Ross had an outstanding performance in the Super Bowl, with a record 11 receptions for 104 yards and two touchdowns. His receptions, receiving yards, and receiving touchdowns were all the most by a tight end in Super Bowl history. However, the Bengals lost to the San Francisco 49ers, 26–21, preventing Ross from being the likely winner of the Super Bowl MVP award and first tight end to ever receive it.

In addition to his impressive Super Bowl performance, Ross was the Bengals' leading receiver in both playoff wins that year, with six receptions for 71 yards in their 28–21 win over the Buffalo Bills and five receptions for 69 yards in their AFC title win over the San Diego Chargers, a game known as the Freezer Bowl and the coldest game ever played in the NFL.

Ross went on to make his first and only Pro Bowl selection in 1982 on the strength of 47 receptions for 508 yards and three touchdowns in the nine-game season shortened by a players strike.

In 1984, Ross briefly left the NFL to play for the New Orleans Breakers and later the Portland Breakers in the newly formed United States Football League.

He returned to play for the Bengals in 1985, and finished the season with the Seattle Seahawks.

Ross joined the Green Bay Packers for the following season, and then retired in 1987.

In his eight NFL seasons, Ross recorded 290 receptions for 3,419 receiving yards and 19 touchdowns.
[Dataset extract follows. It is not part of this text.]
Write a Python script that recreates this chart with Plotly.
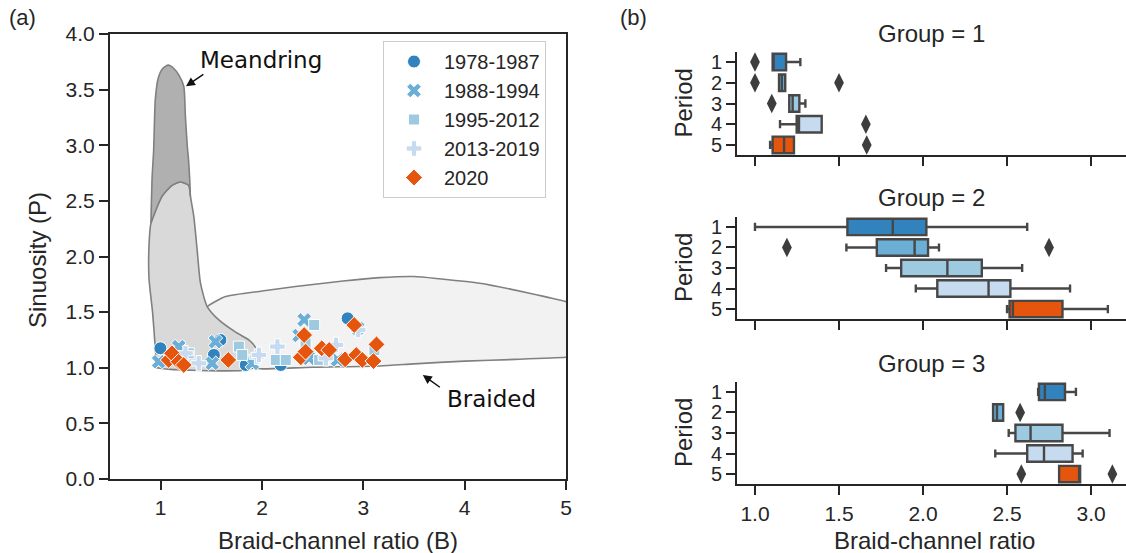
import plotly.graph_objects as go

W, H = 1126, 553

# ---------------- panel (a): channel-pattern envelopes ----------------
# outline vertices (braid-channel ratio B, sinuosity P)
braided_b = [1.35, 1.475, 1.64, 2.0, 2.33, 2.8, 3.16, 3.5, 3.75, 4.15, 4.64, 5.0, 5.3,
             5.3, 5.0, 4.5, 4.0, 3.5, 3.16, 2.5, 2.0, 1.9, 1.6, 1.4]
braided_p = [1.45, 1.56, 1.64, 1.69, 1.73, 1.78, 1.81, 1.82, 1.80, 1.76, 1.67, 1.594, 1.50,
             1.12, 1.094, 1.075, 1.06, 1.035, 1.016, 1.005, 0.99, 1.0, 1.2, 1.4]

meander_b = [0.96, 0.945, 0.92, 0.885, 0.885, 0.904, 1.013, 1.112, 1.195, 1.277, 1.294,
             1.327, 1.36, 1.393, 1.459, 1.574, 1.74, 1.87, 1.94, 1.955, 1.92, 1.8, 1.57,
             1.3, 1.1, 0.96]
meander_p = [1.0, 1.2, 1.5, 1.8, 2.1, 2.30, 2.54, 2.64, 2.67, 2.64, 2.54,
             2.36, 2.06, 1.76, 1.55, 1.43, 1.32, 1.25, 1.175, 1.07, 1.0, 0.975, 0.972,
             0.978, 0.985, 1.0]

meander_core_b = [0.904, 0.915, 0.931, 0.947, 0.975, 1.02, 1.075, 1.13, 1.18, 1.228,
                  1.244, 1.262, 1.275, 1.285, 1.294, 1.277, 1.195, 1.112, 1.013, 0.904]
meander_core_p = [2.30, 2.70, 2.96, 3.41, 3.60, 3.69, 3.72, 3.69, 3.63, 3.53,
                  3.26, 3.00, 2.87, 2.72, 2.54, 2.64, 2.67, 2.64, 2.54, 2.30]

# ---------------- panel (a): reaches by period ----------------
periods = ["1978-1987", "1988-1994", "1995-2012", "2013-2019", "2020"]
period_colors = ["#3182bd", "#6baed6", "#9ecae1", "#c6dbef", "#e6550d"]
period_symbols = ["circle", "x", "square", "cross", "diamond"]

b_1978 = [0.997, 1.525, 1.59, 1.84, 2.185, 2.845]
p_1978 = [1.175, 1.115, 1.25, 1.025, 1.025, 1.444]
b_1988 = [0.98, 1.178, 1.508, 1.54, 1.904, 2.366, 2.416, 2.465, 2.746, 2.944]
p_1988 = [1.054, 1.19, 1.04, 1.234, 1.04, 1.29, 1.43, 1.085, 1.07, 1.355]
b_1995 = [1.277, 1.772, 1.805, 2.136, 2.235, 2.43, 2.515, 2.564, 3.109]
p_1995 = [1.13, 1.19, 1.115, 1.07, 1.07, 1.22, 1.384, 1.07, 1.16]
b_2013 = [1.245, 1.376, 1.95, 1.97, 2.152, 2.63, 2.73, 2.95]
p_2013 = [1.13, 1.04, 1.10, 1.115, 1.19, 1.085, 1.205, 1.34]
b_2020 = [1.079, 1.112, 1.178, 1.228, 1.667, 2.383, 2.416, 2.43, 2.59, 2.663, 2.82,
          2.91, 2.93, 2.99, 3.10, 3.13]
p_2020 = [1.07, 1.13, 1.054, 1.025, 1.07, 1.094, 1.294, 1.145, 1.175, 1.16, 1.076,
          1.384, 1.115, 1.07, 1.06, 1.21]

# ---------------- panel (b): braid-channel ratio by group / period ----------------
period_ids = [1, 2, 3, 4, 5]
# group 1
g1_low = [1.105, 1.143, 1.204, 1.149, 1.09]
g1_q1 = [1.105, 1.143, 1.204, 1.248, 1.105]
g1_med = [1.11, 1.16, 1.224, 1.262, 1.173]
g1_q3 = [1.185, 1.18, 1.264, 1.397, 1.232]
g1_high = [1.27, 1.18, 1.30, 1.397, 1.232]
g1_out_b = [1.0, 1.0, 1.5, 1.10, 1.66, 1.665]
g1_out_period = [1, 2, 2, 3, 4, 5]
# group 2
g2_low = [1.0, 1.544, 1.78, 1.957, 2.50]
g2_q1 = [1.55, 1.725, 1.87, 2.085, 2.515]
g2_med = [1.82, 1.95, 2.145, 2.39, 2.535]
g2_q3 = [2.02, 2.03, 2.35, 2.52, 2.83]
g2_high = [2.62, 2.095, 2.59, 2.875, 3.10]
g2_out_b = [1.19, 2.75]
g2_out_period = [2, 2]
# group 3
g3_low = [2.685, 2.417, 2.51, 2.43, 2.81]
g3_q1 = [2.69, 2.417, 2.55, 2.62, 2.81]
g3_med = [2.725, 2.44, 2.64, 2.72, 2.93]
g3_q3 = [2.845, 2.477, 2.83, 2.89, 2.935]
g3_high = [2.91, 2.477, 3.11, 2.95, 2.935]
g3_out_b = [2.578, 2.585, 3.127]
g3_out_period = [2, 5, 5]

FONT = "Liberation Sans, Arial, sans-serif"
AXIS_COLOR = "#262626"
OUTLINE = "#808080"
BOX_EDGE = "#474747"


def px_x(px):
    return px / W


def px_y(py):
    return 1 - py / H


fig = go.Figure()

# envelopes, drawn from the widest to the densest
for bx, py_, fill in [(braided_b, braided_p, "#f2f2f2"),
                      (meander_b, meander_p, "#d9d9d9"),
                      (meander_core_b, meander_core_p, "#b0b0b0")]:
    fig.add_trace(go.Scatter(
        x=bx + [bx[0]], y=py_ + [py_[0]], mode="lines", fill="toself",
        fillcolor=fill, line=dict(color=OUTLINE, width=1.6, shape="spline", smoothing=0.6),
        hoverinfo="skip", showlegend=False, xaxis="x", yaxis="y"))

series_b = [b_1978, b_1988, b_1995, b_2013, b_2020]
series_p = [p_1978, p_1988, p_1995, p_2013, p_2020]
sizes = [13, 13, 11, 13, 13]
for name, bx, py_, col, sym, sz in zip(periods, series_b, series_p, period_colors,
                                       period_symbols, sizes):
    fig.add_trace(go.Scatter(
        x=bx, y=py_, mode="markers", name=name,
        marker=dict(color=col, symbol=sym, size=sz, line=dict(color="white", width=1)),
        xaxis="x", yaxis="y"))

# boxplots
groups = [
    (g1_low, g1_q1, g1_med, g1_q3, g1_high, g1_out_b, g1_out_period),
    (g2_low, g2_q1, g2_med, g2_q3, g2_high, g2_out_b, g2_out_period),
    (g3_low, g3_q1, g3_med, g3_q3, g3_high, g3_out_b, g3_out_period),
]
for gi, (lo, q1, med, q3, hi, ob, op) in enumerate(groups):
    xa = "x%d" % (gi + 2)
    ya = "y%d" % (gi + 2)
    for k, pid in enumerate(period_ids):
        fig.add_trace(go.Box(
            y=[pid], q1=[q1[k]], median=[med[k]], q3=[q3[k]],
            lowerfence=[lo[k]], upperfence=[hi[k]], orientation="h",
            width=0.8, whiskerwidth=0.5, boxpoints=False,
            fillcolor=period_colors[k], line=dict(color=BOX_EDGE, width=2.4),
            hoverinfo="skip", showlegend=False, xaxis=xa, yaxis=ya))
    fig.add_trace(go.Scatter(
        x=ob, y=op, mode="markers",
        marker=dict(symbol="diamond-tall", size=14, color="#3d3d3d"),
        hoverinfo="skip", showlegend=False, xaxis=xa, yaxis=ya))

tick_font = dict(family=FONT, size=21, color=AXIS_COLOR)
common = dict(showline=True, linecolor=AXIS_COLOR, linewidth=2, ticks="outside",
              ticklen=9, tickwidth=2, tickcolor=AXIS_COLOR, showgrid=False,
              zeroline=False, automargin=False)

layout = dict(
    template="none",
    width=W, height=H, margin=dict(l=0, r=0, t=0, b=0, pad=0, autoexpand=False),
    paper_bgcolor="white", plot_bgcolor="white",
    font=dict(family=FONT, color=AXIS_COLOR),
    xaxis=dict(domain=[px_x(110), px_x(566)], range=[0.5, 5], tickvals=[1, 2, 3, 4, 5],
               mirror=True, anchor="y", tickfont=tick_font, **common),
    yaxis=dict(domain=[px_y(479), px_y(34)], range=[0, 4],
               tickvals=[0, 0.5, 1, 1.5, 2, 2.5, 3, 3.5, 4],
               tickformat=".1f", mirror=True, anchor="x", tickfont=tick_font, **common),
    legend=dict(x=px_x(383), y=px_y(41), xanchor="left", yanchor="top",
                bgcolor="rgba(255,255,255,0.85)", bordercolor="#cccccc", borderwidth=1,
                font=dict(family=FONT, size=20, color=AXIS_COLOR), itemsizing="trace",
                itemwidth=50),
    showlegend=True,
)

panel_y = [(155.3, 51.7), (319.3, 216.7), (484.3, 381.7)]
for gi, (bot, top) in enumerate(panel_y):
    n = gi + 2
    layout["xaxis%d" % n] = dict(domain=[px_x(737), 1.0], range=[0.893, 3.208],
                                 tickvals=[1.0, 1.5, 2.0, 2.5, 3.0], tickformat=".1f",
                                 showticklabels=(gi == 2), anchor="y%d" % n,
                                 tickfont=tick_font, **common)
    layout["yaxis%d" % n] = dict(domain=[px_y(bot), px_y(top)], range=[5.5, 0.5],
                                 tickvals=period_ids, anchor="x%d" % n,
                                 tickfont=dict(family=FONT, size=20, color=AXIS_COLOR),
                                 **common)

fig.update_layout(**layout)

ann_font = dict(family=FONT, size=24, color=AXIS_COLOR)
label_font = dict(family="DejaVu Sans, sans-serif", size=23, color="#111111")
annotations = [
    dict(text="(a)", x=px_x(22), y=px_y(18), font=dict(family=FONT, size=22, color=AXIS_COLOR)),
    dict(text="(b)", x=px_x(633), y=px_y(18), font=dict(family=FONT, size=22, color=AXIS_COLOR)),
    dict(text="Sinuosity (P)", x=px_x(37), y=px_y(260), textangle=-90),
    dict(text="Braid-channel ratio (B)", x=px_x(338), y=px_y(540)),
    dict(text="Braid-channel ratio", x=px_x(934), y=px_y(540)),
]
for gi, cy in enumerate([33, 198, 363]):
    annotations.append(dict(text="Group = %d" % (gi + 1), x=px_x(931.5), y=px_y(cy)))
for cy in [103.5, 268, 433]:
    annotations.append(dict(text="Period", x=px_x(683), y=px_y(cy), textangle=-90))
for a in annotations:
    a.update(xref="paper", yref="paper", showarrow=False, xanchor="center",
             yanchor="middle")
    a.setdefault("font", ann_font)

# regime labels with pointers
annotations += [
    dict(text="Meandring", x=1.99, y=3.766, xref="x", yref="y", showarrow=False,
         font=label_font),
    dict(text="", x=1.25, y=3.53, ax=1.436, ay=3.647, xref="x", yref="y",
         axref="x", ayref="y", showarrow=True, arrowhead=2, arrowsize=1.2,
         arrowwidth=1.5, arrowcolor="#111111"),
    dict(text="Braided", x=4.264, y=0.719, xref="x", yref="y", showarrow=False,
         font=label_font),
    dict(text="", x=3.587, y=0.935, ax=3.77, ay=0.815, xref="x", yref="y",
         axref="x", ayref="y", showarrow=True, arrowhead=2, arrowsize=1.2,
         arrowwidth=1.5, arrowcolor="#111111"),
]
fig.update_layout(annotations=annotations)

fig.write_html("out.html")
Ross later said that as a veteran of a small college not known for its football program, he was grateful for a chance to play in the big leagues. "Just getting drafted was a thrill. You don't expect it from the school I went to. At the time, you don't expect to play in the National Football League, and especially somebody taking you with the 30th overall pick. It's like 'oh geez they must see something I don't'."

==NFL career statistics==

Legend
| Bold | Career high |

=== Regular season ===

| Year | Team | Games |  | Receiving |  |  |  |  |
| GP | GS | Rec | Yds | Avg | Lng | TD |
| 1979 | CIN | 16 | 16 | 41 | 516 | 12.6 | 41 | 1 |
| 1980 | CIN | 16 | 16 | 56 | 724 | 12.9 | 37 | 4 |
| 1981 | CIN | 16 | 16 | 71 | 910 | 12.8 | 37 | 5 |
| 1982 | CIN | 9 | 9 | 47 | 508 | 10.8 | 28 | 3 |
| 1983 | CIN | 16 | 15 | 42 | 483 | 11.5 | 30 | 3 |
| 1985 | CIN | 6 | 0 | 6 | 63 | 10.5 | 20 | 0 |
| SEA | 10 | 5 | 10 | 72 | 7.2 | 12 | 2 |
| 1986 | GNB | 15 | 10 | 17 | 143 | 8.4 | 16 | 1 |
|  |  | 104 | 87 | 290 | 3,419 | 11.8 | 41 | 19 |

=== Playoffs ===

| Year | Team | Games |  | Receiving |  |  |  |  |
| GP | GS | Rec | Yds | Avg | Lng | TD |
| 1981 | CIN | 3 | 3 | 22 | 244 | 11.1 | 19 | 2 |
| 1982 | CIN | 1 | 1 | 6 | 89 | 14.8 | 26 | 1 |
|  |  | 4 | 4 | 28 | 333 | 11.9 | 26 | 3 |

==Personal life==
Ross later became president and co-owner of WBWP, an independent TV station in Riviera Beach, Florida. He was owner and president of Power House Supply, while also coaching Pop Warner Football and participating in charity golf tournaments.

In 2004, he was enshrined into the College Football Hall of Fame. Northeastern University also recognized the achievement with a halftime ceremony honoring Ross at the October 9, 2004, home game against Villanova University. He was the first Northeastern University player enshrined in the College Football Hall of Fame.

Dan Ross died at age 49 on May 16, 2006, after collapsing at his home in Atkinson, New Hampshire, shortly after returning from jogging. He died at Merrimack Valley Hospital in Haverhill, Massachusetts.

He was survived by his wife, Joan, and two children, Jillian, then 23, and Dan Jr., then 22.